Over the years there have been at least half a dozen different captains on the Monya Marie all with memorable stories to tell myself included.  With her heavy tow bit designed right into the hull structure, forward of the rudders and twin engines, the Monya Marie proved very capable for any tow we encountered.  Almost too capable.  We soon learned her power output could easily damage recreational vessels. We went to a smaller diameter tow line as our safety valve. The tow line would break before the recreational boat would be damaged.

It was always immensely satisfying to be able to help a boater in distress and bring them to safety.  However, towing is not the only thing the boat has been used for.  One of the most notable operations we completed on the Monya was a contract we were awarded by the Connecticut Coast Guard.  The CCG had been commissioned to develop search and rescue tables for helicopters to use when trying to find a target in open water.   They had to determine the optimal speed and altitude in any given weather condition for a quick recovery of the target.  They would give me a call around 6pm and say they wanted certain targets (life rafts, boats, or mobs) planted at precise coordinates at 2am the next morning.  So we didn’t get much sleep during that job but hopefully it has improved rescue response time.

Another government related contract was a company called General Dynamics who were putting in a bid to build high speed amphibious assault vessels for the Marine Corps.  They were using Lake Huron to test a prototype and needed an escort boat in the event that the prototype broke down or sank. We had to have divers at the ready and it was real challenge for a 1955 CG boat to keep up with these high speed amphibious vessels with cutting edge technology.  But fortunately, it was a success.
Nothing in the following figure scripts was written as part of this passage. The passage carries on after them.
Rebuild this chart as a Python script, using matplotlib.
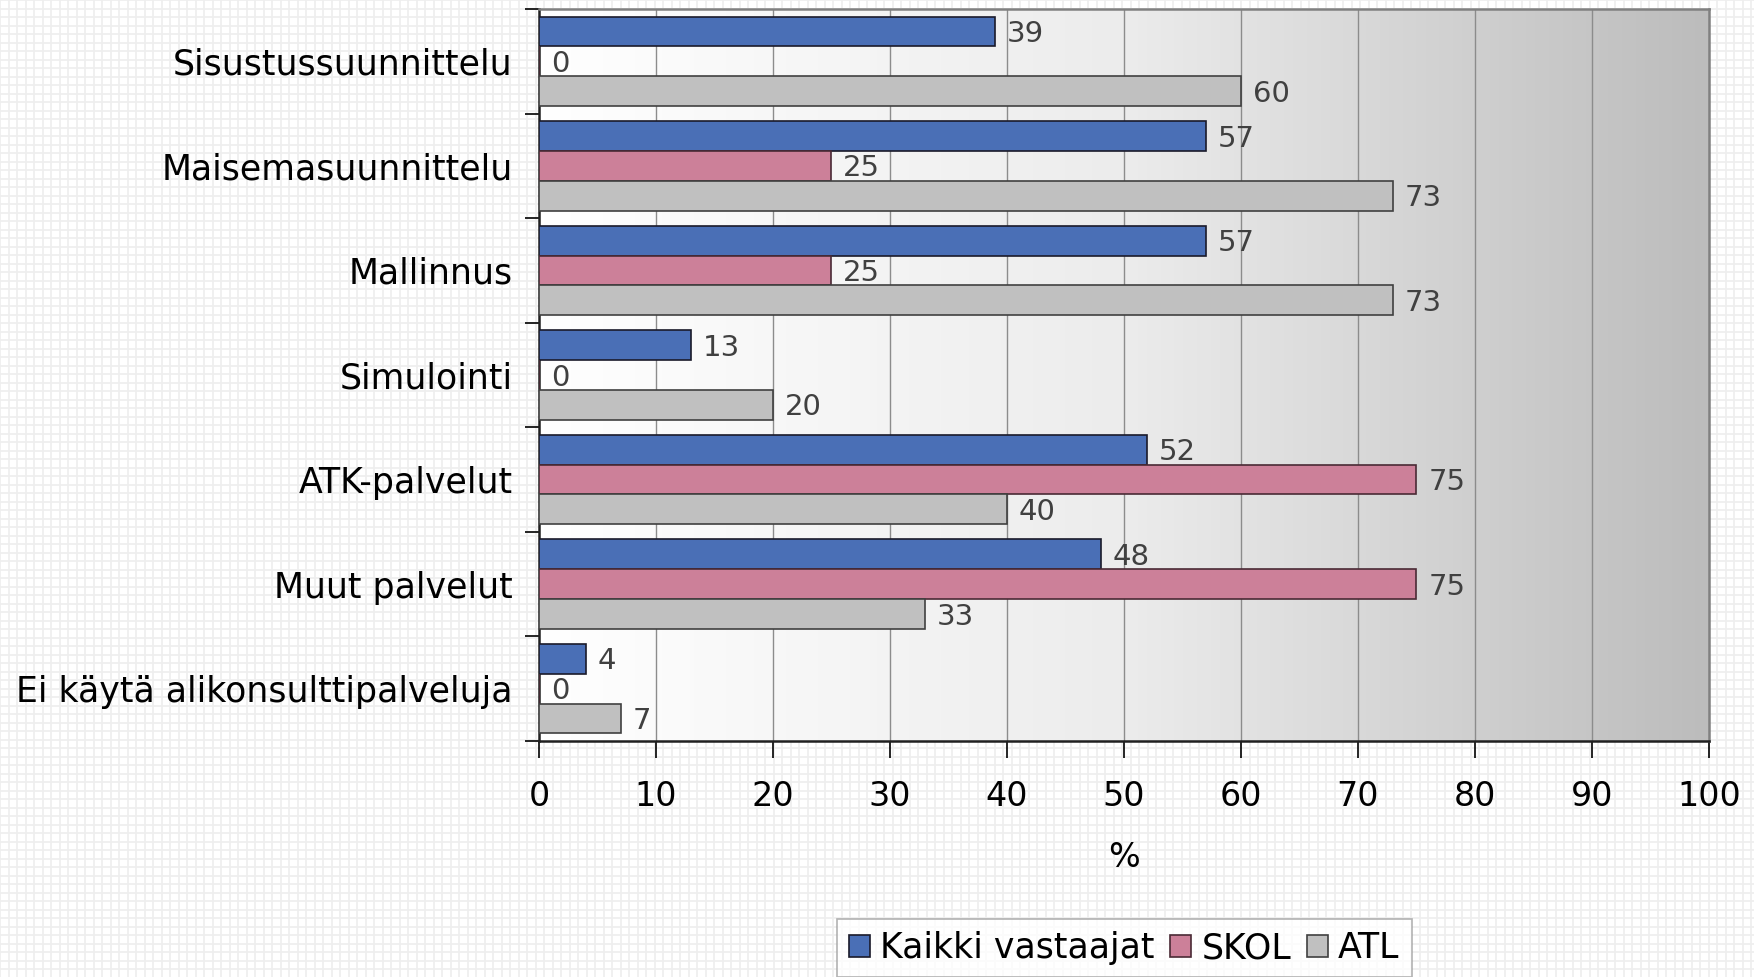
import numpy as np
import matplotlib
matplotlib.use("Agg")
import matplotlib.pyplot as plt
from matplotlib.colors import LinearSegmentedColormap
from matplotlib.patches import Patch

categories = ["Sisustussuunnittelu", "Maisemasuunnittelu", "Mallinnus", "Simulointi",
              "ATK-palvelut", "Muut palvelut", "Ei käytä alikonsulttipalveluja"]
kaikki = [39, 57, 57, 13, 52, 48, 4]
skol = [0, 25, 25, 0, 75, 75, 0]
atl = [60, 73, 73, 20, 40, 33, 7]
series_names = ["Kaikki vastaajat", "SKOL", "ATL"]
colors = ["#4a6fb6", "#cc8099", "#c0c0c0"]
edges = ["#1a1a2a", "#4a2a35", "#404040"]

plt.rcParams['font.family'] = ['DejaVu Sans']

fig = plt.figure(figsize=(17.54, 9.77), dpi=100)

# faint square pattern on the page background
bg = fig.add_axes([0, 0, 1, 1], zorder=-10)
bg.set_xlim(0, 1754)
bg.set_ylim(977, 0)
for p in np.arange(0, 1754, 8.5):
    bg.axvline(p, color="#eeeeee", lw=1.2)
for p in np.arange(0, 977, 8.5):
    bg.axhline(p, color="#eeeeee", lw=1.2)
bg.axis("off")

ax = fig.add_axes([0.3073, 0.2416, 0.9743 - 0.3073, 0.9908 - 0.2416])
ax.set_xlim(0, 100)
ax.set_ylim(len(categories) - 0.5, -0.5)

# gradient in plot area
cmap = LinearSegmentedColormap.from_list("g", ["#ffffff", "#ececec", "#bcbcbc"])
grad = np.linspace(0, 1, 256).reshape(1, -1)
ax.imshow(grad, cmap=cmap, extent=(0, 100, len(categories) - 0.5, -0.5),
          aspect="auto", zorder=0)

for x in range(10, 100, 10):
    ax.axvline(x, color="#8c8c8c", lw=1, zorder=1)

h = 0.285
y = np.arange(len(categories))
for k, vals in enumerate([kaikki, skol, atl]):
    pos = y + (k - 1) * h
    ax.barh(pos, vals, height=h, color=colors[k], edgecolor=edges[k], lw=1.2, zorder=3)
    for yy, v in zip(pos, vals):
        ax.text(v + 1.0, yy + 0.025, str(v), va="center", ha="left", fontsize=21,
                color="#404040", zorder=4)

ax.set_yticks(np.arange(-0.5, len(categories)), minor=False)
ax.set_yticklabels([])
ax.set_yticks(y, minor=True)
ax.set_yticklabels(categories, minor=True, fontsize=25)
ax.tick_params(axis="y", which="minor", length=0, pad=19)
ax.tick_params(axis="y", which="major", length=10, width=1.2, direction="out")

ax.set_xticks(range(0, 101, 10))
ax.tick_params(axis="x", length=12, width=1.2, direction="out", labelsize=24, pad=16)
ax.set_xlabel("%", fontsize=24, labelpad=20)

for s in ["left", "bottom"]:
    ax.spines[s].set_color("#202020")
    ax.spines[s].set_linewidth(1.8)
for s in ["top", "right"]:
    ax.spines[s].set_color("#808080")
    ax.spines[s].set_linewidth(1.8)

handles = [Patch(facecolor=c, edgecolor=e, lw=1.2) for c, e in zip(colors, edges)]
leg = fig.legend(handles, series_names, loc="upper center", bbox_to_anchor=(0.641, 0.0594),
                 ncol=3, fontsize=25, frameon=True, fancybox=False, handlelength=0.6,
                 handleheight=0.6, handletextpad=0.3, columnspacing=0.45,
                 borderpad=0.35, borderaxespad=0)
leg.get_frame().set_edgecolor("#a0a0a0")
leg.get_frame().set_linewidth(1.2)

fig.savefig("out.png", dpi=100)
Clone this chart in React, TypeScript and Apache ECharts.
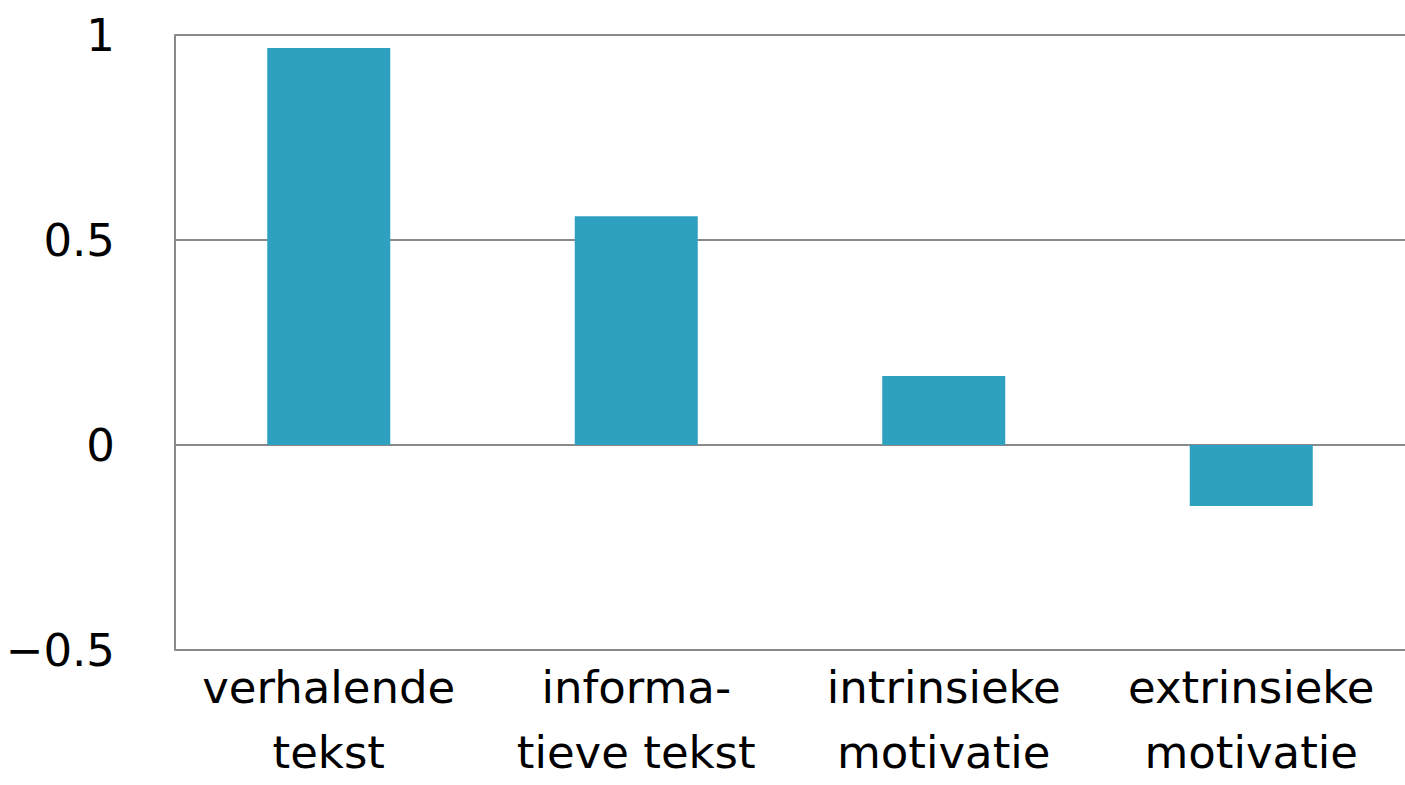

The Monya Marie was successful more often than not towing small 12’ dinghies up to a 250’ dredging barge and everything in between.  She has been reliable and we are grateful for her service for the last 27 years.  Although it is time for PSM to upgrade I believe with her recent engine rebuilds the Monya Marie will easily go another 25 years.  We will miss her classic lines, great maneuverability, and outside helm station but I know she will make her next captain a hell of a boat.